■ Directions: Copy each line exactly. Drop every picture.

^^^^^^^^^^^^^^^^

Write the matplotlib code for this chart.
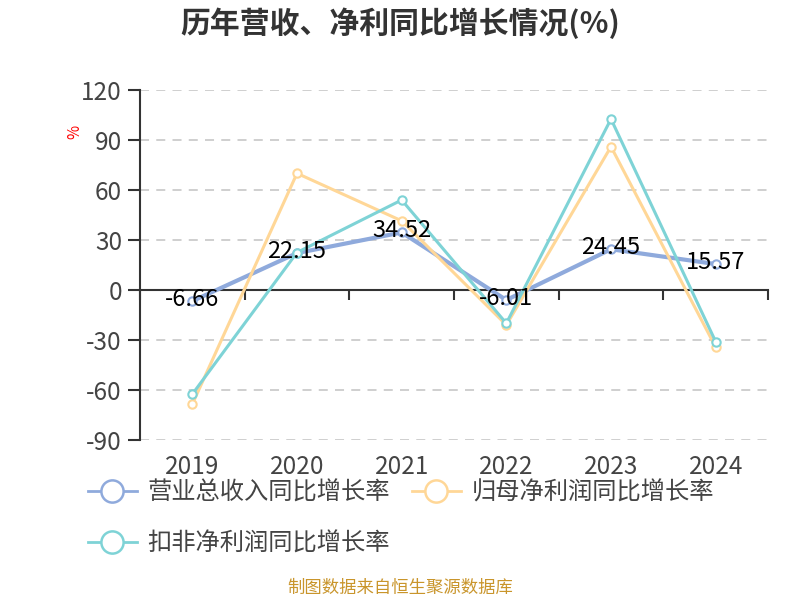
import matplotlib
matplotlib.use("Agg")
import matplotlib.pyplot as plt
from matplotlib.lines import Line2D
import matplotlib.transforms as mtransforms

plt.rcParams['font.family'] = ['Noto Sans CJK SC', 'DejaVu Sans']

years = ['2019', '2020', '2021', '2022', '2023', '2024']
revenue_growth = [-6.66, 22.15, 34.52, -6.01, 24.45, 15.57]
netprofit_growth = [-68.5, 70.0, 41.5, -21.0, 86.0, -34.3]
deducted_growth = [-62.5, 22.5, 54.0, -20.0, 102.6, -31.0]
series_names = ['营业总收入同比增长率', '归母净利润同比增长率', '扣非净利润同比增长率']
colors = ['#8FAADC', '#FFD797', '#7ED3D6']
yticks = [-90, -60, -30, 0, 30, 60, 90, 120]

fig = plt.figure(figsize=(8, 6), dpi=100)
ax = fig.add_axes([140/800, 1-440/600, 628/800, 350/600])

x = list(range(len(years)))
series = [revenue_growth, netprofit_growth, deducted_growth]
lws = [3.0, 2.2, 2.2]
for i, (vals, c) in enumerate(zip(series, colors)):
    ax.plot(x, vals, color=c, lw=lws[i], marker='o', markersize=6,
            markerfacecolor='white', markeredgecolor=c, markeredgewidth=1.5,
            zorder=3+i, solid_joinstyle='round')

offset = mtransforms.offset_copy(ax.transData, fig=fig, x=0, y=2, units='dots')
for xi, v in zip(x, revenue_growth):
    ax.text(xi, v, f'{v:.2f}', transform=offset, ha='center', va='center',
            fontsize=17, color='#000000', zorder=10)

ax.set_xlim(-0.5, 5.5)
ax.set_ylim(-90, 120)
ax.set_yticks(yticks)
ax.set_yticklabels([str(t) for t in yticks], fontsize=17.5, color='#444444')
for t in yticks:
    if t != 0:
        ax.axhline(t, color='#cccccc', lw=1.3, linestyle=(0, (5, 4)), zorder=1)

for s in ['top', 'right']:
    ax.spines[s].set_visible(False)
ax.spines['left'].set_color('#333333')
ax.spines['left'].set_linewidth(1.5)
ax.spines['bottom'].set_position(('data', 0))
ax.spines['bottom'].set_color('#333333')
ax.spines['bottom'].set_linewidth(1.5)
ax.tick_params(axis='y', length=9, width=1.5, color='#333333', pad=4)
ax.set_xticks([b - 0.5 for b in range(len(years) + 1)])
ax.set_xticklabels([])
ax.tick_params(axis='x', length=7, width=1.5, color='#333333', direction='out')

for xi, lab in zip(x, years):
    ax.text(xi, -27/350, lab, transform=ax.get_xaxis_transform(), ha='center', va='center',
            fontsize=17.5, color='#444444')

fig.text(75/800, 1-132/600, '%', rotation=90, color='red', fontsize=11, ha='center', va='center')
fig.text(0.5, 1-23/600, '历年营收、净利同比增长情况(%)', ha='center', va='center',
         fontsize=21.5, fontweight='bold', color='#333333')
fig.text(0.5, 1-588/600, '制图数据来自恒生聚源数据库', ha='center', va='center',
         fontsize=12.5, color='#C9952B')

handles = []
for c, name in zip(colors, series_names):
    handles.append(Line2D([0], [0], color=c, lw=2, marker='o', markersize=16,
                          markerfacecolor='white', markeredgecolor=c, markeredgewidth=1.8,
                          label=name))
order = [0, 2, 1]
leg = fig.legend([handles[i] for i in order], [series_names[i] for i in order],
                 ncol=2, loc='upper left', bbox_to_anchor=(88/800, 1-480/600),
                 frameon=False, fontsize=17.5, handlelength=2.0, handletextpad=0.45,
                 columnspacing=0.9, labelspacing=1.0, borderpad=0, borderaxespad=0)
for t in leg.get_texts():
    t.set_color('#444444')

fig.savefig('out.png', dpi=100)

^^^^^^^^^^^^^^^^

■ Expected answer:
Write the matplotlib code for this chart.
import matplotlib
matplotlib.use("Agg")
import matplotlib.pyplot as plt
from matplotlib.lines import Line2D
import matplotlib.transforms as mtransforms

plt.rcParams['font.family'] = ['Noto Sans CJK SC', 'DejaVu Sans']

years = ['2019', '2020', '2021', '2022', '2023', '2024']
revenue_growth = [-6.66, 22.15, 34.52, -6.01, 24.45, 15.57]
netprofit_growth = [-68.5, 70.0, 41.5, -21.0, 86.0, -34.3]
deducted_growth = [-62.5, 22.5, 54.0, -20.0, 102.6, -31.0]
series_names = ['营业总收入同比增长率', '归母净利润同比增长率', '扣非净利润同比增长率']
colors = ['#8FAADC', '#FFD797', '#7ED3D6']
yticks = [-90, -60, -30, 0, 30, 60, 90, 120]

fig = plt.figure(figsize=(8, 6), dpi=100)
ax = fig.add_axes([140/800, 1-440/600, 628/800, 350/600])

x = list(range(len(years)))
series = [revenue_growth, netprofit_growth, deducted_growth]
lws = [3.0, 2.2, 2.2]
for i, (vals, c) in enumerate(zip(series, colors)):
    ax.plot(x, vals, color=c, lw=lws[i], marker='o', markersize=6,
            markerfacecolor='white', markeredgecolor=c, markeredgewidth=1.5,
            zorder=3+i, solid_joinstyle='round')

offset = mtransforms.offset_copy(ax.transData, fig=fig, x=0, y=2, units='dots')
for xi, v in zip(x, revenue_growth):
    ax.text(xi, v, f'{v:.2f}', transform=offset, ha='center', va='center',
            fontsize=17, color='#000000', zorder=10)

ax.set_xlim(-0.5, 5.5)
ax.set_ylim(-90, 120)
ax.set_yticks(yticks)
ax.set_yticklabels([str(t) for t in yticks], fontsize=17.5, color='#444444')
for t in yticks:
    if t != 0:
        ax.axhline(t, color='#cccccc', lw=1.3, linestyle=(0, (5, 4)), zorder=1)

for s in ['top', 'right']:
    ax.spines[s].set_visible(False)
ax.spines['left'].set_color('#333333')
ax.spines['left'].set_linewidth(1.5)
ax.spines['bottom'].set_position(('data', 0))
ax.spines['bottom'].set_color('#333333')
ax.spines['bottom'].set_linewidth(1.5)
ax.tick_params(axis='y', length=9, width=1.5, color='#333333', pad=4)
ax.set_xticks([b - 0.5 for b in range(len(years) + 1)])
ax.set_xticklabels([])
ax.tick_params(axis='x', length=7, width=1.5, color='#333333', direction='out')

for xi, lab in zip(x, years):
    ax.text(xi, -27/350, lab, transform=ax.get_xaxis_transform(), ha='center', va='center',
            fontsize=17.5, color='#444444')

fig.text(75/800, 1-132/600, '%', rotation=90, color='red', fontsize=11, ha='center', va='center')
fig.text(0.5, 1-23/600, '历年营收、净利同比增长情况(%)', ha='center', va='center',
         fontsize=21.5, fontweight='bold', color='#333333')
fig.text(0.5, 1-588/600, '制图数据来自恒生聚源数据库', ha='center', va='center',
         fontsize=12.5, color='#C9952B')

handles = []
for c, name in zip(colors, series_names):
    handles.append(Line2D([0], [0], color=c, lw=2, marker='o', markersize=16,
                          markerfacecolor='white', markeredgecolor=c, markeredgewidth=1.8,
                          label=name))
order = [0, 2, 1]
leg = fig.legend([handles[i] for i in order], [series_names[i] for i in order],
                 ncol=2, loc='upper left', bbox_to_anchor=(88/800, 1-480/600),
                 frameon=False, fontsize=17.5, handlelength=2.0, handletextpad=0.45,
                 columnspacing=0.9, labelspacing=1.0, borderpad=0, borderaxespad=0)
for t in leg.get_texts():
    t.set_color('#444444')

fig.savefig('out.png', dpi=100)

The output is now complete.